La Ligue arabe siégeant au Caire, cette ville devient le lieu de rencontre de tous les nationalismes de la région. Les pères du Panarabisme et du Panislamisme soutiennent les leaders maghrébins dans le cadre de leurs communautés de vue et de stratégies. En 1947, le Congrès du Maghreb Arabe adopte la stratégie suivante :

- Lutte contre le colonialisme français et espagnol; proclamation de l'Indépendance;

- Coordination des différentes politiques de résistance;

- Appel à la Ligue arabe pour soutenir la lutte des Maghrébins;

- Internalisation de la question du Maghreb et condamnation des atteintes aux droits des peuples;

- Unification de leurs représentations en Égypte et création d'un Bureau du Maghreb Arabe (BMA) au Caire.

 

IV.e. Formation du Comité de Libération

 

Malgré ses faibles moyens, les divergences des uns et le scepticisme des autres, le BMA réussit à sensibiliser l'opinion publique arabo-musulmane et maghrébine. Mais c'est surtout la venue au Caire d'une personnalité en exil comme Al-Kattabi, symbole de la résistance aux Français et aux Espagnols dans le Maroc des années 1920, qui donne un nouveau souffle à la politique d'indépendance. Sous sa présidence, le Comité de Libération issu du BMA rédige une Charte proclamant l'appartenance du Maghreb au monde arabo-musulman, la lutte pour l'Indépendance, le refus de toute négociation politique avec l'occupant. La Charte engage chacun à aider les autres en cas d'accession séparée à l'Indépendance, pour la libération finale. Il s'agit d'un programme minimum unitaire, proche de l'Étoile Nord-africaine des années 1930.

 

IV.f. Le chemin vers l'Indépendance

 

Malgré la Charte, la Tunisie et le Maroc mettent en avant leurs spécificités socio-politiques pour entamer des négociations avec la France. Les pourparlers commencent avec le Maroc (31 juillet 1954 à Aix-les-Bains); le 2 mars 1956, ces deux pays accèdent à l'indépendance.

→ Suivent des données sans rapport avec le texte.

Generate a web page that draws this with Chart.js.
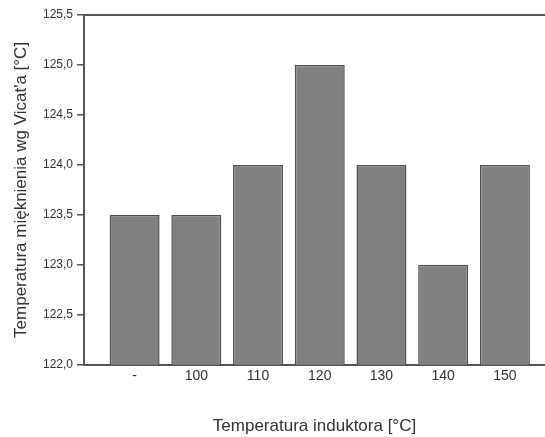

Une longue guerre débute toutefois en Algérie, en 1954; elle s'achèvera en 1962 après avoir fait des milliers de victimes et provoqué d'immenses dommages matériels. Son intensité, et sa cruauté, dont l'OAS (Organisation Armée Secrète) n'est qu'une partie, touchent profondément l'opinion française et internationale. Deux autres facteurs viennent s'y ajouter : la ténacité du FLN, au service d'une cause juste, et le gouffre financier dans lequel la France finit par se débattre. La signature des Accords d'Evian malgré le coup d'État du "quarteron de généraux" (Salan, Jouhaud, Zeller et Challe) ouvre la voie à l'Indépendance (5 juillet 1962).

 

L'époque coloniale constitue, après l'islamisation, une des périodes les plus critiques de l'histoire du Maghreb, puisqu'elle prive la région de sa souveraineté politique et affaiblit ses fondements socioculturels.

La politique coloniale cherche à promouvoir une politique de peuplement pour transformer radicalement le paysage économique, culturel et démographique des pays du Maghreb. La modernisation de certains secteurs a profité aux seuls colons. Grâce au renouveau de la Nahda, la modernisation de nombreux secteurs s'est faite sans l'aide du colonisateur. Il faut donc distinguer les processus de modernisation occidentaux, basés sur l'enseignement, les transports, les moyens de production industrielle, qui intéressaient peu les indigènes, et ceux demandés et voulus par eux, qui ont abouti à la formation des élites favorables à l'indépendance et à la confrontation des cultures locale et occidentale. La politique de manipulation des peuples voulue par l'occupant a échoué.